====== Supplied material
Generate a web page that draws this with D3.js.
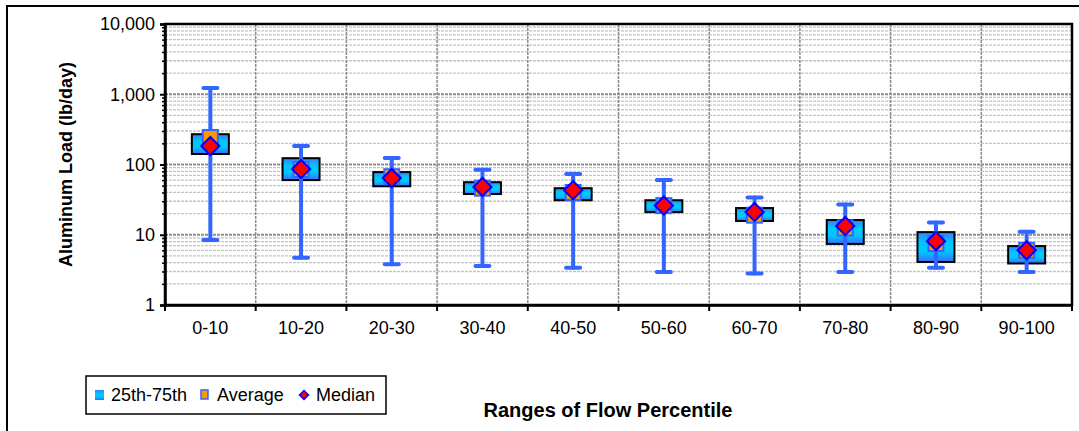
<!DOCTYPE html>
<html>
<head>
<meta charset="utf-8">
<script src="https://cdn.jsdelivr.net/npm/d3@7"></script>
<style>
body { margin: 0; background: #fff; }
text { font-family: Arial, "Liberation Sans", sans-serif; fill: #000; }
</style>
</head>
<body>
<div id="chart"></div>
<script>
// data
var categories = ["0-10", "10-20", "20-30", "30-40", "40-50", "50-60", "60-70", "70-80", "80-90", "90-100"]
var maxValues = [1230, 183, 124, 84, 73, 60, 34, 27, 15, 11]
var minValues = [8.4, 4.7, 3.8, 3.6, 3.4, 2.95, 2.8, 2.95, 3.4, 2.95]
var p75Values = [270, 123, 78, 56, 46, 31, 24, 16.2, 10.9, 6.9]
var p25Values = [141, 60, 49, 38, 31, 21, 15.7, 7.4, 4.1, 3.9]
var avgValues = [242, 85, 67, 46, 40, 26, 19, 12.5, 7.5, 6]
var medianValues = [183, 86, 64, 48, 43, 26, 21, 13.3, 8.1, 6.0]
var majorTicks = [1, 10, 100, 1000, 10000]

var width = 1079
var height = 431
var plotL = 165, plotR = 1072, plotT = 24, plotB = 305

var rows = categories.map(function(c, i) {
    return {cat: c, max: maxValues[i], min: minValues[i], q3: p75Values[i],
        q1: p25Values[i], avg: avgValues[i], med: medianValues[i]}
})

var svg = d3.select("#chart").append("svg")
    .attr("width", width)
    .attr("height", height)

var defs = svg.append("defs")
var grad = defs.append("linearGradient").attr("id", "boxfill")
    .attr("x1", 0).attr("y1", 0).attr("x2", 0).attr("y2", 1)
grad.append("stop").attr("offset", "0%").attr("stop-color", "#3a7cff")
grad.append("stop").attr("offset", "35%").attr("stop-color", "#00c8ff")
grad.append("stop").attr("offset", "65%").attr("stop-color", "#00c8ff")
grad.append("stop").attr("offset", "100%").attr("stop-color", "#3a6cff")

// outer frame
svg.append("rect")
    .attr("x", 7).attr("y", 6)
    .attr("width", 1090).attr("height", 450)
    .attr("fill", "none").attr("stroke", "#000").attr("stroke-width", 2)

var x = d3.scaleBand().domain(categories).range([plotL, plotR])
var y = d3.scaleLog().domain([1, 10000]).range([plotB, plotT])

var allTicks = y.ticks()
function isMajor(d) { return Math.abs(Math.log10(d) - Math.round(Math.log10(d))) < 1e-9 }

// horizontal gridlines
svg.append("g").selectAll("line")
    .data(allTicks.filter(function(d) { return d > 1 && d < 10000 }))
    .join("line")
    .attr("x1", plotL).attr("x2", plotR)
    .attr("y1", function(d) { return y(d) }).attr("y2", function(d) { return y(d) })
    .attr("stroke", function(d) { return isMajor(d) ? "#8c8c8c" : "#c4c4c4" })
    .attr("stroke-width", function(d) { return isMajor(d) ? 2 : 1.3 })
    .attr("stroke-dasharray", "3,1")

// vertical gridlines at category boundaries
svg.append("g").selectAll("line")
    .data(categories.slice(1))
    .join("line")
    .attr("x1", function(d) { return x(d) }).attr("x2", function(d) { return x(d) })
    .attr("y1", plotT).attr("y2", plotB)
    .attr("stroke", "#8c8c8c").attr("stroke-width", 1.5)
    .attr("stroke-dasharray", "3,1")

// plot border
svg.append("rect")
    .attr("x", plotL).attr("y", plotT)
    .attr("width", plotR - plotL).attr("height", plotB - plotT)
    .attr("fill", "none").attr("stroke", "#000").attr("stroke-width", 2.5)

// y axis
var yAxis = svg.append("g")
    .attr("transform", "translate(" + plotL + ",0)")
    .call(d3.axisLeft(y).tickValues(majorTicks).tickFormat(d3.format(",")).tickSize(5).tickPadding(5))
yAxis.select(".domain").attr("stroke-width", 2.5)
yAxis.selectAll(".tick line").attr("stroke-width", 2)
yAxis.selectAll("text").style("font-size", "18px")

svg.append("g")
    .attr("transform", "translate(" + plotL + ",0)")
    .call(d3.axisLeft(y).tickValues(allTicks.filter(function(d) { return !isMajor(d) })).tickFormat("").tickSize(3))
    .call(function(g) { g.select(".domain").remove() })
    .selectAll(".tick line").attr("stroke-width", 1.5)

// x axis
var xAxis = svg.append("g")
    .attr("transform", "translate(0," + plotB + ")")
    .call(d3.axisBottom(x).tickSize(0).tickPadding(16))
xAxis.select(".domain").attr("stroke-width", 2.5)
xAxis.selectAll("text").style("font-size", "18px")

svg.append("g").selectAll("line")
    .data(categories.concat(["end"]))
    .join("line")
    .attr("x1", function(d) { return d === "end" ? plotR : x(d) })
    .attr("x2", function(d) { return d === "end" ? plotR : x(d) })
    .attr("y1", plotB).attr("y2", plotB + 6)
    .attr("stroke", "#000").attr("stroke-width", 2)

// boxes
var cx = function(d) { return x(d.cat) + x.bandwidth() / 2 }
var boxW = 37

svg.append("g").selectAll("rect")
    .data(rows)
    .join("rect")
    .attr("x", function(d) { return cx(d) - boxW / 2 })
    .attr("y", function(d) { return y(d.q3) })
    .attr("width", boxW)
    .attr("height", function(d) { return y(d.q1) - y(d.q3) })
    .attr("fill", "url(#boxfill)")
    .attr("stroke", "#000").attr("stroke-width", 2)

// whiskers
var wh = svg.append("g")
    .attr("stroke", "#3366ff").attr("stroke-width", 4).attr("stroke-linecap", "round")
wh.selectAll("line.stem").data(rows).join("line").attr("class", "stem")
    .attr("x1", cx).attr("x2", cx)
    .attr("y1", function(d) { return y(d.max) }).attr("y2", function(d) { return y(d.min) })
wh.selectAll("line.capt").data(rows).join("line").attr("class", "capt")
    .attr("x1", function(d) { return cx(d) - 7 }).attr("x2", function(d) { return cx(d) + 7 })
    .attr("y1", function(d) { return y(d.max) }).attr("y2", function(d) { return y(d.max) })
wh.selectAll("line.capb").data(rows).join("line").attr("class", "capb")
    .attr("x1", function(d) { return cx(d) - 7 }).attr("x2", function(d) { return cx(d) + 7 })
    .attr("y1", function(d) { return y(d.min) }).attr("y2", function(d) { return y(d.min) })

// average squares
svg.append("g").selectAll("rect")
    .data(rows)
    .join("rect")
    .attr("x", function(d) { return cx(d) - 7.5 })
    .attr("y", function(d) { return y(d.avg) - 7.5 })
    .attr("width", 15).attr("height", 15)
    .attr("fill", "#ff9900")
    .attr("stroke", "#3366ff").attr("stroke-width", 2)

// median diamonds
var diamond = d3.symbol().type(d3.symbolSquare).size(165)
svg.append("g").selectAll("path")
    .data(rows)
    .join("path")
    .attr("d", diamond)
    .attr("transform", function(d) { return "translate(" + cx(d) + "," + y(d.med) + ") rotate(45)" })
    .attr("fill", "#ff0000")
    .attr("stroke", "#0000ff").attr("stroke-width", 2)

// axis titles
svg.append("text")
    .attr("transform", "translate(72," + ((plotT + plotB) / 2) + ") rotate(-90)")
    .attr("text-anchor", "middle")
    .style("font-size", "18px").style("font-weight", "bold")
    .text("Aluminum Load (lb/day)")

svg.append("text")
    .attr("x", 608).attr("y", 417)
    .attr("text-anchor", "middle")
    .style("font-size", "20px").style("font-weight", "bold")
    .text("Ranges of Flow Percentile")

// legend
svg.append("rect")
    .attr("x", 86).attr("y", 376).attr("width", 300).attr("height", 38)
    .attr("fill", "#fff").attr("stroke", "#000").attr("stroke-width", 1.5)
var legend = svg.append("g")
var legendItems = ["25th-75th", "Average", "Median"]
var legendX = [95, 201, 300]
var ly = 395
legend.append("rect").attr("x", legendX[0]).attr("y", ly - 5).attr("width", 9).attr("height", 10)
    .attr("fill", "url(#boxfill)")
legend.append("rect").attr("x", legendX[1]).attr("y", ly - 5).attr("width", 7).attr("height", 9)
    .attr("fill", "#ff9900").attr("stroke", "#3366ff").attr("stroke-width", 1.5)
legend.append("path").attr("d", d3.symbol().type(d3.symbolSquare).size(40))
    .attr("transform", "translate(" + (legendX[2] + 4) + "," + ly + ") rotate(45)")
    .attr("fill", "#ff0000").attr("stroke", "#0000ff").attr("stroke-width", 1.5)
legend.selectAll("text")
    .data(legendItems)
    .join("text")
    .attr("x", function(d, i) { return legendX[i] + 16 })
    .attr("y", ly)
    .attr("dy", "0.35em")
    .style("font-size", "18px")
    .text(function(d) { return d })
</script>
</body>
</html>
============
Task description → Everything from the first line of the listing above through the line that contains "Math.abs(Math.log10(d) - Math.round(Math.log10(d)))" is to be restated word for word, minus the pictures.

Answer below →
Generate a web page that draws this with D3.js.
<!DOCTYPE html>
<html>
<head>
<meta charset="utf-8">
<script src="https://cdn.jsdelivr.net/npm/d3@7"></script>
<style>
body { margin: 0; background: #fff; }
text { font-family: Arial, "Liberation Sans", sans-serif; fill: #000; }
</style>
</head>
<body>
<div id="chart"></div>
<script>
// data
var categories = ["0-10", "10-20", "20-30", "30-40", "40-50", "50-60", "60-70", "70-80", "80-90", "90-100"]
var maxValues = [1230, 183, 124, 84, 73, 60, 34, 27, 15, 11]
var minValues = [8.4, 4.7, 3.8, 3.6, 3.4, 2.95, 2.8, 2.95, 3.4, 2.95]
var p75Values = [270, 123, 78, 56, 46, 31, 24, 16.2, 10.9, 6.9]
var p25Values = [141, 60, 49, 38, 31, 21, 15.7, 7.4, 4.1, 3.9]
var avgValues = [242, 85, 67, 46, 40, 26, 19, 12.5, 7.5, 6]
var medianValues = [183, 86, 64, 48, 43, 26, 21, 13.3, 8.1, 6.0]
var majorTicks = [1, 10, 100, 1000, 10000]

var width = 1079
var height = 431
var plotL = 165, plotR = 1072, plotT = 24, plotB = 305

var rows = categories.map(function(c, i) {
    return {cat: c, max: maxValues[i], min: minValues[i], q3: p75Values[i],
        q1: p25Values[i], avg: avgValues[i], med: medianValues[i]}
})

var svg = d3.select("#chart").append("svg")
    .attr("width", width)
    .attr("height", height)

var defs = svg.append("defs")
var grad = defs.append("linearGradient").attr("id", "boxfill")
    .attr("x1", 0).attr("y1", 0).attr("x2", 0).attr("y2", 1)
grad.append("stop").attr("offset", "0%").attr("stop-color", "#3a7cff")
grad.append("stop").attr("offset", "35%").attr("stop-color", "#00c8ff")
grad.append("stop").attr("offset", "65%").attr("stop-color", "#00c8ff")
grad.append("stop").attr("offset", "100%").attr("stop-color", "#3a6cff")

// outer frame
svg.append("rect")
    .attr("x", 7).attr("y", 6)
    .attr("width", 1090).attr("height", 450)
    .attr("fill", "none").attr("stroke", "#000").attr("stroke-width", 2)

var x = d3.scaleBand().domain(categories).range([plotL, plotR])
var y = d3.scaleLog().domain([1, 10000]).range([plotB, plotT])

var allTicks = y.ticks()
function isMajor(d) { return Math.abs(Math.log10(d) - Math.round(Math.log10(d))) < 1e-9 }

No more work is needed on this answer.